(begin)

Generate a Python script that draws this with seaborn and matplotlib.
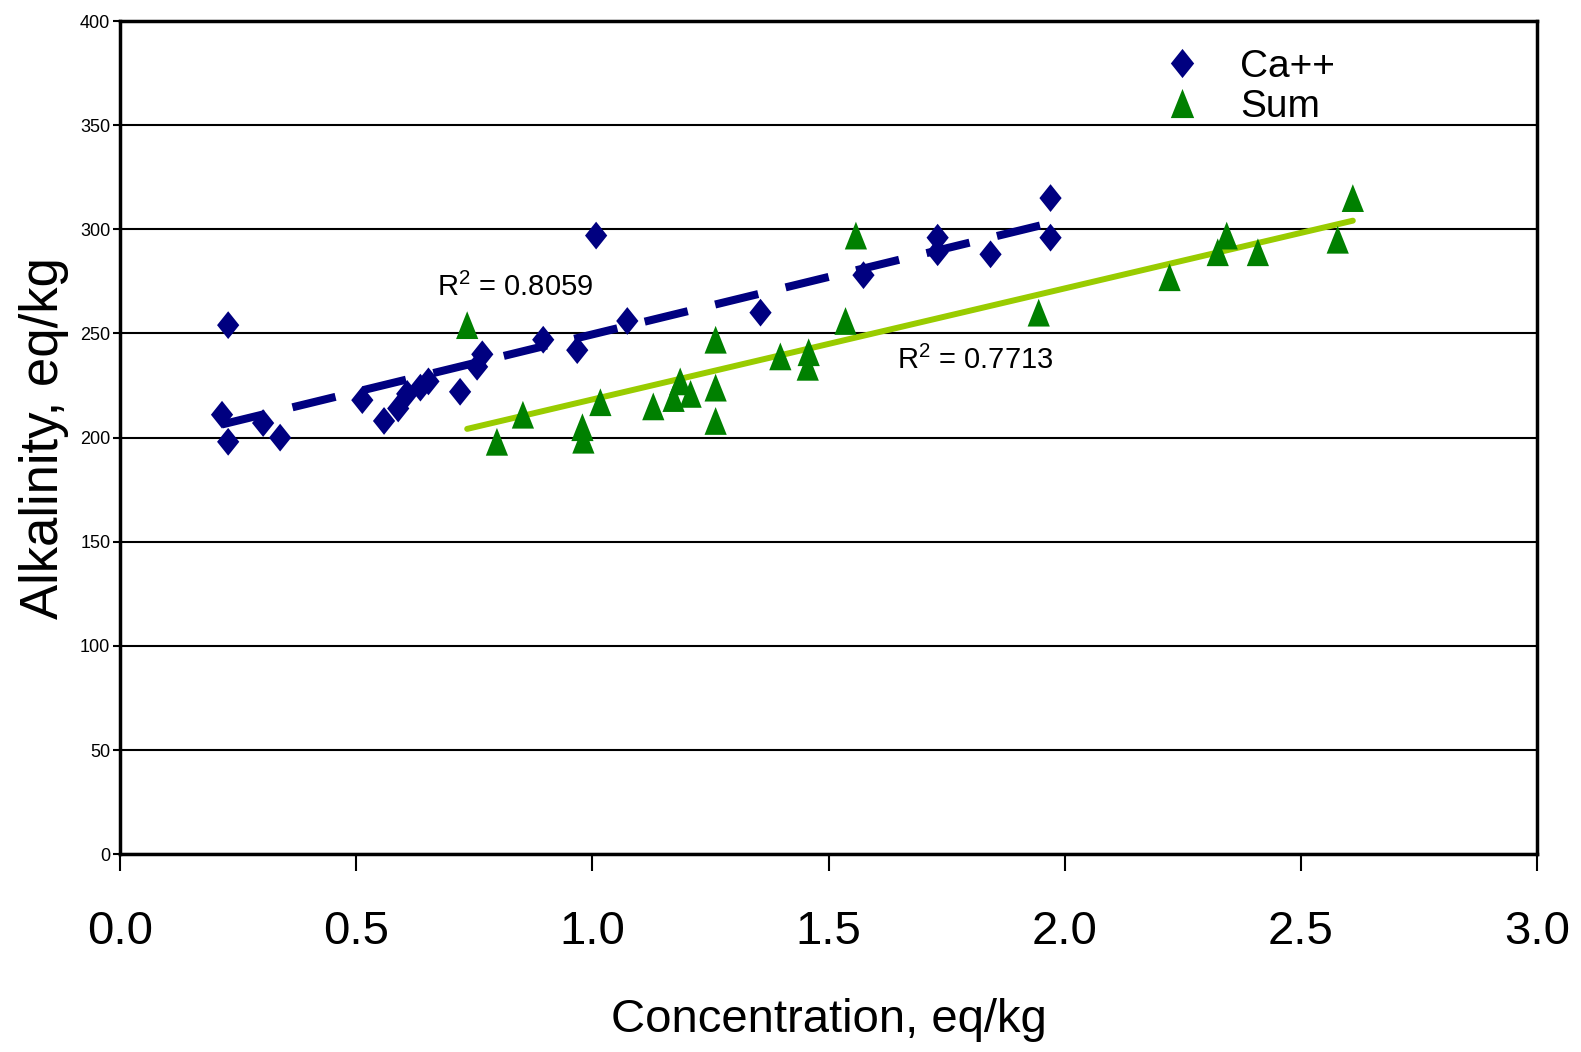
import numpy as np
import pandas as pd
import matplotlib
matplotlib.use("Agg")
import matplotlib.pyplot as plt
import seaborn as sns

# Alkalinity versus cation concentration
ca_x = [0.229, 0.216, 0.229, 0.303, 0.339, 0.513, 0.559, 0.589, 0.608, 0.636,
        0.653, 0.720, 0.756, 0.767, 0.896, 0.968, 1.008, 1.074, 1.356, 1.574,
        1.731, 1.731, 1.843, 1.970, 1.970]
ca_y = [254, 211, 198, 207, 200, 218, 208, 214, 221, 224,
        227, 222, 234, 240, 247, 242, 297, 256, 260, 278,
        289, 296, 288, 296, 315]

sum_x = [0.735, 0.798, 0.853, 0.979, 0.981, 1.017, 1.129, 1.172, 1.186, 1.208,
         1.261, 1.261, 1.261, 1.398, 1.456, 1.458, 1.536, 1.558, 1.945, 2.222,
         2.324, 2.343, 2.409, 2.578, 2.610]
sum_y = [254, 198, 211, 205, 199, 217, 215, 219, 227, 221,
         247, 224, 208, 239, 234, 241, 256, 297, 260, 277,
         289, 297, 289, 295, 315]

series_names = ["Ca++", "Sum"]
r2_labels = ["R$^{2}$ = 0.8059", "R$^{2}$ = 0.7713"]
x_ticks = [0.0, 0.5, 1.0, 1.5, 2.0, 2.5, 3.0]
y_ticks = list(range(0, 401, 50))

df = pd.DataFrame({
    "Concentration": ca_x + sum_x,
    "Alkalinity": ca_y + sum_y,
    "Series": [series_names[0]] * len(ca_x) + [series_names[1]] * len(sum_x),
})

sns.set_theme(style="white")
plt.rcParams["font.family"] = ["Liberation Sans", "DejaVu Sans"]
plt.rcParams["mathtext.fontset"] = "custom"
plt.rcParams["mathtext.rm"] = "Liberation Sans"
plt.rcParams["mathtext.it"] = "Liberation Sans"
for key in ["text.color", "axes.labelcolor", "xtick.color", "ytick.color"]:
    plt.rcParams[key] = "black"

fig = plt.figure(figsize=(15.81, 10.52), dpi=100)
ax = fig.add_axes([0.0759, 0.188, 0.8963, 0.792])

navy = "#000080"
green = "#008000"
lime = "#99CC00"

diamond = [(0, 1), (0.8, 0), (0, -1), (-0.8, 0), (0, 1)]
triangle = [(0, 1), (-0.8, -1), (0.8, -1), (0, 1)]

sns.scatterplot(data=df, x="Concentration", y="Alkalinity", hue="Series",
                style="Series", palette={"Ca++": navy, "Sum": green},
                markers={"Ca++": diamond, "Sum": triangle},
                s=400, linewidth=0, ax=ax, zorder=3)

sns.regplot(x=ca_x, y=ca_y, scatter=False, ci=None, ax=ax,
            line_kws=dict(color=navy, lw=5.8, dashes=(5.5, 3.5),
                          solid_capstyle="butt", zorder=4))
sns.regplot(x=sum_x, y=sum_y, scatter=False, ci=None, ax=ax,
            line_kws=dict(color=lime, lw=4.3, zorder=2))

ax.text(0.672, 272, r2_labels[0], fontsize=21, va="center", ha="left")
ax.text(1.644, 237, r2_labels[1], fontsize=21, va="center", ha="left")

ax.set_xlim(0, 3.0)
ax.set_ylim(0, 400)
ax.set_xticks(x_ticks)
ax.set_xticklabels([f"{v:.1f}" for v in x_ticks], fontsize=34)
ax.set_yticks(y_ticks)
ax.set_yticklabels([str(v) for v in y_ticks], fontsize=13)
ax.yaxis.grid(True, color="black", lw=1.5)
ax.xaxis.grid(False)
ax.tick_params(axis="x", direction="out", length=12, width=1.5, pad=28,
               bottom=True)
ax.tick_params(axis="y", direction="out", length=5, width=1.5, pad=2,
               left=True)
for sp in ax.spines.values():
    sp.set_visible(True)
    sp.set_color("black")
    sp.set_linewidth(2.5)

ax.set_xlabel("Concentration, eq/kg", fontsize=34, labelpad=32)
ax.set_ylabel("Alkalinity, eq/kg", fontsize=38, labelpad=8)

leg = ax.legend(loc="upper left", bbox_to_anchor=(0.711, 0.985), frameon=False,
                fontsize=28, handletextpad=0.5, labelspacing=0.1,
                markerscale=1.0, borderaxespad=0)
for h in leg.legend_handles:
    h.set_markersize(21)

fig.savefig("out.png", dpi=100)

(end)

GOAL: Write out each line of the data exactly; the images should be left out.

SOLUTION FOR THIS TASK:
Generate a Python script that draws this with seaborn and matplotlib.
import numpy as np
import pandas as pd
import matplotlib
matplotlib.use("Agg")
import matplotlib.pyplot as plt
import seaborn as sns

# Alkalinity versus cation concentration
ca_x = [0.229, 0.216, 0.229, 0.303, 0.339, 0.513, 0.559, 0.589, 0.608, 0.636,
        0.653, 0.720, 0.756, 0.767, 0.896, 0.968, 1.008, 1.074, 1.356, 1.574,
        1.731, 1.731, 1.843, 1.970, 1.970]
ca_y = [254, 211, 198, 207, 200, 218, 208, 214, 221, 224,
        227, 222, 234, 240, 247, 242, 297, 256, 260, 278,
        289, 296, 288, 296, 315]

sum_x = [0.735, 0.798, 0.853, 0.979, 0.981, 1.017, 1.129, 1.172, 1.186, 1.208,
         1.261, 1.261, 1.261, 1.398, 1.456, 1.458, 1.536, 1.558, 1.945, 2.222,
         2.324, 2.343, 2.409, 2.578, 2.610]
sum_y = [254, 198, 211, 205, 199, 217, 215, 219, 227, 221,
         247, 224, 208, 239, 234, 241, 256, 297, 260, 277,
         289, 297, 289, 295, 315]

series_names = ["Ca++", "Sum"]
r2_labels = ["R$^{2}$ = 0.8059", "R$^{2}$ = 0.7713"]
x_ticks = [0.0, 0.5, 1.0, 1.5, 2.0, 2.5, 3.0]
y_ticks = list(range(0, 401, 50))

df = pd.DataFrame({
    "Concentration": ca_x + sum_x,
    "Alkalinity": ca_y + sum_y,
    "Series": [series_names[0]] * len(ca_x) + [series_names[1]] * len(sum_x),
})

sns.set_theme(style="white")
plt.rcParams["font.family"] = ["Liberation Sans", "DejaVu Sans"]
plt.rcParams["mathtext.fontset"] = "custom"
plt.rcParams["mathtext.rm"] = "Liberation Sans"
plt.rcParams["mathtext.it"] = "Liberation Sans"
for key in ["text.color", "axes.labelcolor", "xtick.color", "ytick.color"]:
    plt.rcParams[key] = "black"

fig = plt.figure(figsize=(15.81, 10.52), dpi=100)
ax = fig.add_axes([0.0759, 0.188, 0.8963, 0.792])

navy = "#000080"
green = "#008000"
lime = "#99CC00"

diamond = [(0, 1), (0.8, 0), (0, -1), (-0.8, 0), (0, 1)]
triangle = [(0, 1), (-0.8, -1), (0.8, -1), (0, 1)]

sns.scatterplot(data=df, x="Concentration", y="Alkalinity", hue="Series",
                style="Series", palette={"Ca++": navy, "Sum": green},
                markers={"Ca++": diamond, "Sum": triangle},
                s=400, linewidth=0, ax=ax, zorder=3)

sns.regplot(x=ca_x, y=ca_y, scatter=False, ci=None, ax=ax,
            line_kws=dict(color=navy, lw=5.8, dashes=(5.5, 3.5),
                          solid_capstyle="butt", zorder=4))
sns.regplot(x=sum_x, y=sum_y, scatter=False, ci=None, ax=ax,
            line_kws=dict(color=lime, lw=4.3, zorder=2))

ax.text(0.672, 272, r2_labels[0], fontsize=21, va="center", ha="left")
ax.text(1.644, 237, r2_labels[1], fontsize=21, va="center", ha="left")

ax.set_xlim(0, 3.0)
ax.set_ylim(0, 400)
ax.set_xticks(x_ticks)
ax.set_xticklabels([f"{v:.1f}" for v in x_ticks], fontsize=34)
ax.set_yticks(y_ticks)
ax.set_yticklabels([str(v) for v in y_ticks], fontsize=13)
ax.yaxis.grid(True, color="black", lw=1.5)
ax.xaxis.grid(False)
ax.tick_params(axis="x", direction="out", length=12, width=1.5, pad=28,
               bottom=True)
ax.tick_params(axis="y", direction="out", length=5, width=1.5, pad=2,
               left=True)
for sp in ax.spines.values():
    sp.set_visible(True)
    sp.set_color("black")
    sp.set_linewidth(2.5)

ax.set_xlabel("Concentration, eq/kg", fontsize=34, labelpad=32)
ax.set_ylabel("Alkalinity, eq/kg", fontsize=38, labelpad=8)

leg = ax.legend(loc="upper left", bbox_to_anchor=(0.711, 0.985), frameon=False,
                fontsize=28, handletextpad=0.5, labelspacing=0.1,
                markerscale=1.0, borderaxespad=0)
for h in leg.legend_handles:
    h.set_markersize(21)

fig.savefig("out.png", dpi=100)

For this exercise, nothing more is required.